» **Supplied entries**
────────

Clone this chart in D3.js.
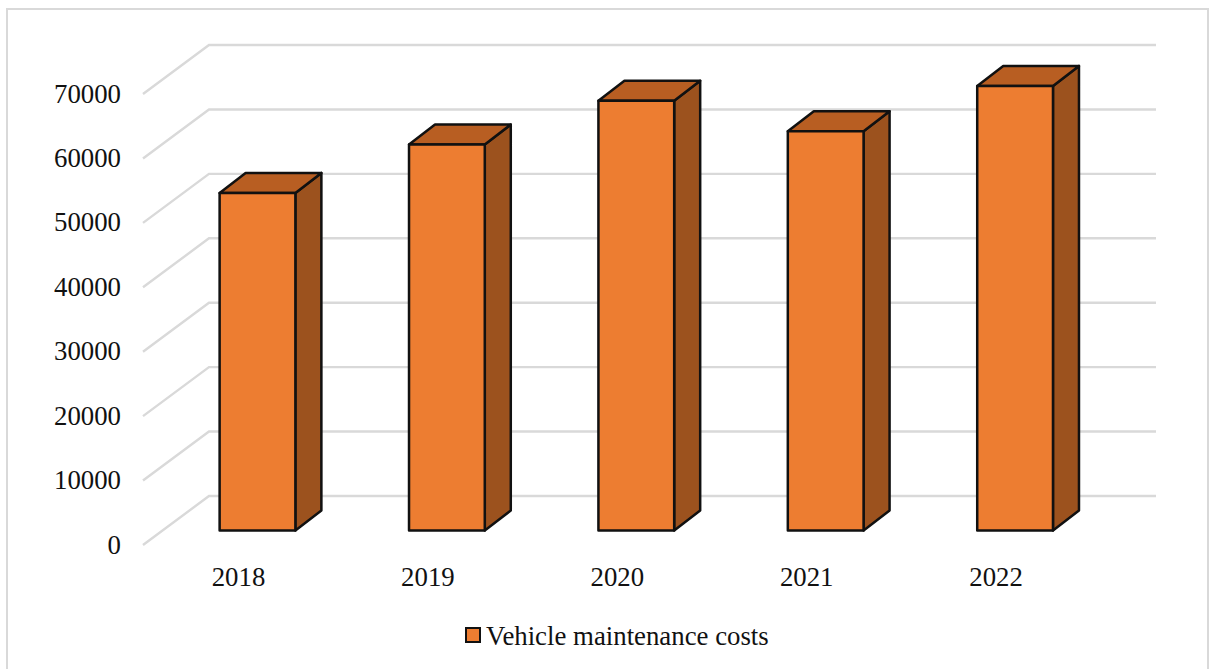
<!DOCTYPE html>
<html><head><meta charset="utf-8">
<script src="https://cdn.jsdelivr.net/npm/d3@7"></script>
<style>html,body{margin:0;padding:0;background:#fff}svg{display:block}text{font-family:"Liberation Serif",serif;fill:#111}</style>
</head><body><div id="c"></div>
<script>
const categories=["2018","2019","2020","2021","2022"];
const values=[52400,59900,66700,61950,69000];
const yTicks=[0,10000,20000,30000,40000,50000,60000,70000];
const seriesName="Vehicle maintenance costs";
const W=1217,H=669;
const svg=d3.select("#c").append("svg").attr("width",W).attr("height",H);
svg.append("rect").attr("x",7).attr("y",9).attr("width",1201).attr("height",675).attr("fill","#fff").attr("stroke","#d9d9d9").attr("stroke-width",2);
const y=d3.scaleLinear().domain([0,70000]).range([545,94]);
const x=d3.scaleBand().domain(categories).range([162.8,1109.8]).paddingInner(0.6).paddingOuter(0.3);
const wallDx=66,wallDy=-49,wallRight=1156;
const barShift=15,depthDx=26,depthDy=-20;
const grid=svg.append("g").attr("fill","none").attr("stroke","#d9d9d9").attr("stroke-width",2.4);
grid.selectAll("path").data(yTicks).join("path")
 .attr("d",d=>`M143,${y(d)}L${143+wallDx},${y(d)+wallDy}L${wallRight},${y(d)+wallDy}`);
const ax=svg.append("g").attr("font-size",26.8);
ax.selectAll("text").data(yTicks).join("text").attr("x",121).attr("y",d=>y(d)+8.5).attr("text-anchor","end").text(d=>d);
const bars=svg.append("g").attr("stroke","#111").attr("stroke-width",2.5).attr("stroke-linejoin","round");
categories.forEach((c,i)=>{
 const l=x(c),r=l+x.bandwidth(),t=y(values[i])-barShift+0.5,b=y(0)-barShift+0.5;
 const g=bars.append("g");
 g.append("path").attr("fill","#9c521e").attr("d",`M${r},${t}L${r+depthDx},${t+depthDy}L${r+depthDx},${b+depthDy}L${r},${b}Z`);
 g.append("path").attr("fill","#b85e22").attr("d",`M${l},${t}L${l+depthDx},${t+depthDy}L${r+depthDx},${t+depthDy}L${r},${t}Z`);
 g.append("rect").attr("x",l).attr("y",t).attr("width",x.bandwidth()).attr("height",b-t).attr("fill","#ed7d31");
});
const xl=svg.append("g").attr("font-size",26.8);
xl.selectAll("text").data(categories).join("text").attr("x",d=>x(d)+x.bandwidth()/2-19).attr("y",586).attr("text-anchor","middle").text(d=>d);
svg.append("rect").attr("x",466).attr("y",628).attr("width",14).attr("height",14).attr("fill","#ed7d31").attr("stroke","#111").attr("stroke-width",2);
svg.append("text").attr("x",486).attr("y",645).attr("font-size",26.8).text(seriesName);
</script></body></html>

────────

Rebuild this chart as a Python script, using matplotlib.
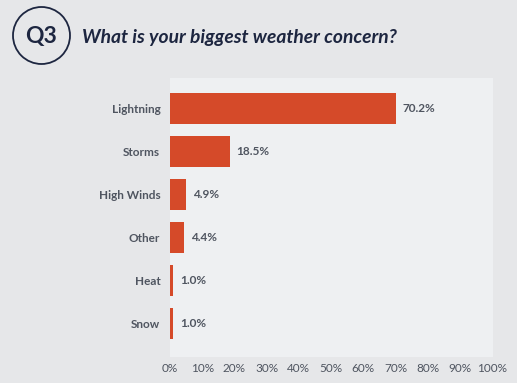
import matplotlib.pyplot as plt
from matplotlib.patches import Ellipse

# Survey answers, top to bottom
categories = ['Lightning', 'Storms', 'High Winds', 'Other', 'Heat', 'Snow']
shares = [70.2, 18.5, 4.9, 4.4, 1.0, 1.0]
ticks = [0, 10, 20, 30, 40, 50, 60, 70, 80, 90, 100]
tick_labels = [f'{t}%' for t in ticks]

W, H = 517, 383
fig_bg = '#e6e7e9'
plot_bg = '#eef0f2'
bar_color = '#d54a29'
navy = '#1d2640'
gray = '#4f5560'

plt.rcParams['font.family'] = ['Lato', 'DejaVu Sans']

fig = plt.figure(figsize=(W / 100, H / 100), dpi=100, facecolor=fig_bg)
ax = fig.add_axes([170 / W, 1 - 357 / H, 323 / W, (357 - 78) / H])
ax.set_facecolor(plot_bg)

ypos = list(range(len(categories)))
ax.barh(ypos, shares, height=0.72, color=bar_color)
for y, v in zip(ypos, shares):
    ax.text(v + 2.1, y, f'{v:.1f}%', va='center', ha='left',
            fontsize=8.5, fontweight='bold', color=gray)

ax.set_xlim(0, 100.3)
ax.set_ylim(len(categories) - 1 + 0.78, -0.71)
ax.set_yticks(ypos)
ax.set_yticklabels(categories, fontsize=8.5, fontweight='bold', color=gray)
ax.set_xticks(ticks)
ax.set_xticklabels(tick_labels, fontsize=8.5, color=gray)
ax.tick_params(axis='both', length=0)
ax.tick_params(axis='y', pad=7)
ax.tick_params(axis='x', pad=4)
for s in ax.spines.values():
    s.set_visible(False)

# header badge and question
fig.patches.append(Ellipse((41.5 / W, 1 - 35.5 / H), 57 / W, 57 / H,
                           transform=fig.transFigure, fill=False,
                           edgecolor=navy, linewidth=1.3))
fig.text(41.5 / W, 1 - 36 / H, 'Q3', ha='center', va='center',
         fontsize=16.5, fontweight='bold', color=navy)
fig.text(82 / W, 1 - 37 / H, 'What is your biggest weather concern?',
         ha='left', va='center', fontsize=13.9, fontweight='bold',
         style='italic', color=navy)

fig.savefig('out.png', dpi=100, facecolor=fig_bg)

────────

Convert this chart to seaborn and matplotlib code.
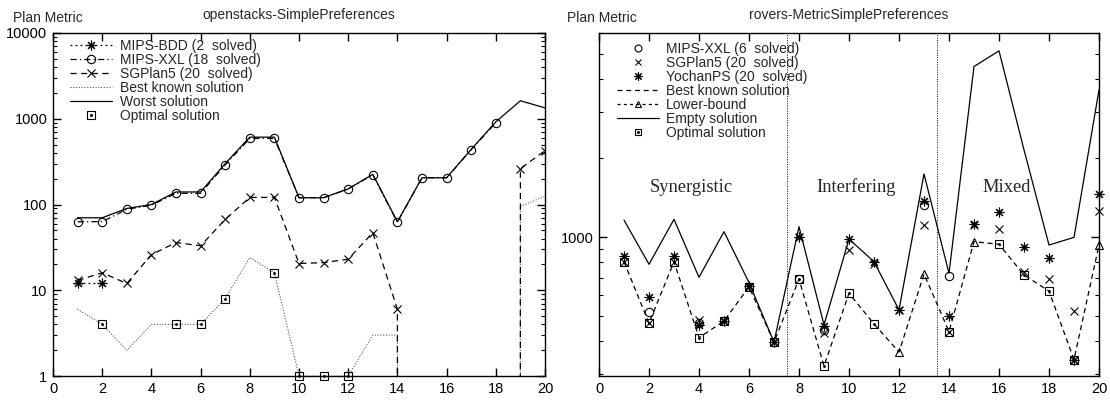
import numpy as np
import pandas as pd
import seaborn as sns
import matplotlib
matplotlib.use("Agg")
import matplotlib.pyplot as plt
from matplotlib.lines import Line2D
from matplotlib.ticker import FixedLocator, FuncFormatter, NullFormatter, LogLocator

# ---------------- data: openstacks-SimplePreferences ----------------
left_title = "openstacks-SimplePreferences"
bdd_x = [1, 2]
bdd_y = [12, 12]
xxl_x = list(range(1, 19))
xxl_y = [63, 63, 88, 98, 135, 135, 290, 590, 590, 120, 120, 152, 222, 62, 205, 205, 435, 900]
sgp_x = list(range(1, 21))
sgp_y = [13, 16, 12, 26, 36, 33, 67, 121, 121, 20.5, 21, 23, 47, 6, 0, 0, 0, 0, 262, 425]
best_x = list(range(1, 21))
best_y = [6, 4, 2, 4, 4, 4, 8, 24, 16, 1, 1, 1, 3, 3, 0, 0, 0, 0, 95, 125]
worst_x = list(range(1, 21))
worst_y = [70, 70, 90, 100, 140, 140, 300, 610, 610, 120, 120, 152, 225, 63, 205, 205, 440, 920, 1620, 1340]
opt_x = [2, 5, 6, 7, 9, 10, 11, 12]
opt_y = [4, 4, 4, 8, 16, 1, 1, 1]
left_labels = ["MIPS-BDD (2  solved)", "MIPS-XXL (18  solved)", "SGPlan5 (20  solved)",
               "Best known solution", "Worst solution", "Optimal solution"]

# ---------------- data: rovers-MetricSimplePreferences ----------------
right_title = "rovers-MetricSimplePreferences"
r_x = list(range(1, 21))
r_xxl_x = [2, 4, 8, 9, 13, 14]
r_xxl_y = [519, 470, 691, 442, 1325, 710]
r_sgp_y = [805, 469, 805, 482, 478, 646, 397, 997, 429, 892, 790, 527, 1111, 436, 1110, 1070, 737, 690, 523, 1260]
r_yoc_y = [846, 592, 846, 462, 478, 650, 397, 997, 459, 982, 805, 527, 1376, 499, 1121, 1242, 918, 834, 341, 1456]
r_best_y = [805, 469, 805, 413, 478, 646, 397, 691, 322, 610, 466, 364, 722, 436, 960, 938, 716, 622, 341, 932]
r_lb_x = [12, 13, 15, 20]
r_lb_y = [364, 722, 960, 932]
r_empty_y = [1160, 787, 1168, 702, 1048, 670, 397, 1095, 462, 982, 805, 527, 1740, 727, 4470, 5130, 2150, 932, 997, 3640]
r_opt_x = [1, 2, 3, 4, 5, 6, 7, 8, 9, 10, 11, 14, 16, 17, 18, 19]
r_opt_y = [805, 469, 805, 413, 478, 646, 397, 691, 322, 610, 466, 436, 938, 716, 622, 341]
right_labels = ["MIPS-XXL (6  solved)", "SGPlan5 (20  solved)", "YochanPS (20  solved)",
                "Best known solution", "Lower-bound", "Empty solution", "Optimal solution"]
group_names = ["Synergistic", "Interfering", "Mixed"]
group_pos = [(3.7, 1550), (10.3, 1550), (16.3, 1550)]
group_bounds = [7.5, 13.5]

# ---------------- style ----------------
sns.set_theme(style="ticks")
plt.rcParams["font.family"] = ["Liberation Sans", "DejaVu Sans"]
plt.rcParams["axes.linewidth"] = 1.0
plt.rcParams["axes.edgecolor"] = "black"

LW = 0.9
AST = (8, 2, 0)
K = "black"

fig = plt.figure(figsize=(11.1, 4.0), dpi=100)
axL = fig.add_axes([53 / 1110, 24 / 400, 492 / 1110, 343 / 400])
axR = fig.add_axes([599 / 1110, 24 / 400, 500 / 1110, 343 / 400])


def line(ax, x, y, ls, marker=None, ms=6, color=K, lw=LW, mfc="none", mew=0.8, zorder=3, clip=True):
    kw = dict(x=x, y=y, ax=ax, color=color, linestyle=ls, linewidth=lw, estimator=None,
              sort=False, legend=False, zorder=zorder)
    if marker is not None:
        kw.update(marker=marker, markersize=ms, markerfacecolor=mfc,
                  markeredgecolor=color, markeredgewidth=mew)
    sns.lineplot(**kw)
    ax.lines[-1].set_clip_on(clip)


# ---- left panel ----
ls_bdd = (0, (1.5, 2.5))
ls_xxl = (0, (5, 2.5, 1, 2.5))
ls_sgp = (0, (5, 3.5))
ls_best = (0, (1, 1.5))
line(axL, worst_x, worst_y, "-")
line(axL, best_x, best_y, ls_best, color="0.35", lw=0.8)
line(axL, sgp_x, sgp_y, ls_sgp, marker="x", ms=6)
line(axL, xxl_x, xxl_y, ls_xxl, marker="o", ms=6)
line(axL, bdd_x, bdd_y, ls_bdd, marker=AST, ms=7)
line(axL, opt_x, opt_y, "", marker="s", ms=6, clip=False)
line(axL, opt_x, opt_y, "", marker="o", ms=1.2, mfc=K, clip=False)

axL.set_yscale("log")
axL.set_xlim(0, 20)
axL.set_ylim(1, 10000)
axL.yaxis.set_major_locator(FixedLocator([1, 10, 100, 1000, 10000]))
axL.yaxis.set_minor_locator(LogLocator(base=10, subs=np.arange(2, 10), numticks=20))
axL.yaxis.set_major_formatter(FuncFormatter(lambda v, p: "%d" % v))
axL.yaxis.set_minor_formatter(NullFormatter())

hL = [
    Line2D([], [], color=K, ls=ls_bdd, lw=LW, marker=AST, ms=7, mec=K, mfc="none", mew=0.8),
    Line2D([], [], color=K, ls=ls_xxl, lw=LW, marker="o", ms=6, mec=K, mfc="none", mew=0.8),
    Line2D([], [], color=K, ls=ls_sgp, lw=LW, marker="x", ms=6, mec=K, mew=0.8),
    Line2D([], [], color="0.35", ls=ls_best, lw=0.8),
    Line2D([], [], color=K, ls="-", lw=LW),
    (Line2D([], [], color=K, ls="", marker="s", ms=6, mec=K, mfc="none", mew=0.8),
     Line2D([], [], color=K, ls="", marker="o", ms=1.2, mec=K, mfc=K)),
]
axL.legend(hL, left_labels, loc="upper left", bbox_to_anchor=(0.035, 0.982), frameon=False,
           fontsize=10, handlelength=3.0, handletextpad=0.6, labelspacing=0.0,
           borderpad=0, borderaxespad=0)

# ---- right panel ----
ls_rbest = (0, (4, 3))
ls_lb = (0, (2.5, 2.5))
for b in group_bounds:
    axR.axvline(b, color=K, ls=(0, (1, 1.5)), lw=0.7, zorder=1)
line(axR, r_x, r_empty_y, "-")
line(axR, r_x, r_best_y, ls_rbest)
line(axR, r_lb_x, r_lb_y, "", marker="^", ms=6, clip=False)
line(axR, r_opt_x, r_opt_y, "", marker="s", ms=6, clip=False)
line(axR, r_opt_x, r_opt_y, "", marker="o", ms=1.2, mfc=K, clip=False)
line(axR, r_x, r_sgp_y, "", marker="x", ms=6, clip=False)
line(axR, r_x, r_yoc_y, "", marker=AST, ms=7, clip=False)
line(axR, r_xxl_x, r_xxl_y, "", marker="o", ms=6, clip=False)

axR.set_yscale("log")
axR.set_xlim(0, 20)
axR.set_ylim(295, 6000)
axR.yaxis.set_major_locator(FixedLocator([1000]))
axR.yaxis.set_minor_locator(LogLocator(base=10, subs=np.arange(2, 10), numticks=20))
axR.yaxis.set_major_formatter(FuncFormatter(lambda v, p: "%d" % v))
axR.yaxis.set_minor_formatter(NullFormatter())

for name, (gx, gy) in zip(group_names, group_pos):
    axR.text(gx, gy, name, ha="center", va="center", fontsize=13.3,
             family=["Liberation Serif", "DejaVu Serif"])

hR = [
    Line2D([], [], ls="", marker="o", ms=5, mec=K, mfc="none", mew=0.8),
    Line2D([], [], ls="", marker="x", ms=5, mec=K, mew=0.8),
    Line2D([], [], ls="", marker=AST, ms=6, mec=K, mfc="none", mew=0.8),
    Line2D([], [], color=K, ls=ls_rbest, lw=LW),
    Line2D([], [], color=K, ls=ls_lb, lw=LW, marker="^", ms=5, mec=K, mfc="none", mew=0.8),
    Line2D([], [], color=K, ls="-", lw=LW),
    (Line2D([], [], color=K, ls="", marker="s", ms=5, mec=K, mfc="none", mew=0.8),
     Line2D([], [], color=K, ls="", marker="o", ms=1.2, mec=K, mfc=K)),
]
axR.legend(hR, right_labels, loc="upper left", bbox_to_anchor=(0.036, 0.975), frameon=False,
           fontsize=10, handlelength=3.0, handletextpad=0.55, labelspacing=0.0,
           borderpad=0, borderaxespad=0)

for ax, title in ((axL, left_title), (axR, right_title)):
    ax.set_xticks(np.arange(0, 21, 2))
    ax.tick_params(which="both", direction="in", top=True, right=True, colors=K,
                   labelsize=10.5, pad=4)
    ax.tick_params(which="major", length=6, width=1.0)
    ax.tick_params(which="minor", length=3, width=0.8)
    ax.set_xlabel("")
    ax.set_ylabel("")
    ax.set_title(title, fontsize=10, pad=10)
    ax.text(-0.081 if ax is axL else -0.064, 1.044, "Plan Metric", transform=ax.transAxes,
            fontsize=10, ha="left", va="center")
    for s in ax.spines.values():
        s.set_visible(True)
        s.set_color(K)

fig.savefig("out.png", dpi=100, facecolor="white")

────────

Retype, word for word, only the lines from the one containing "Convert this chart" through the one containing "from matplotlib.ticker import", both included, and leave out any pictures.

» **Exercise output**
Convert this chart to seaborn and matplotlib code.
import numpy as np
import pandas as pd
import seaborn as sns
import matplotlib
matplotlib.use("Agg")
import matplotlib.pyplot as plt
from matplotlib.lines import Line2D
from matplotlib.ticker import FixedLocator, FuncFormatter, NullFormatter, LogLocator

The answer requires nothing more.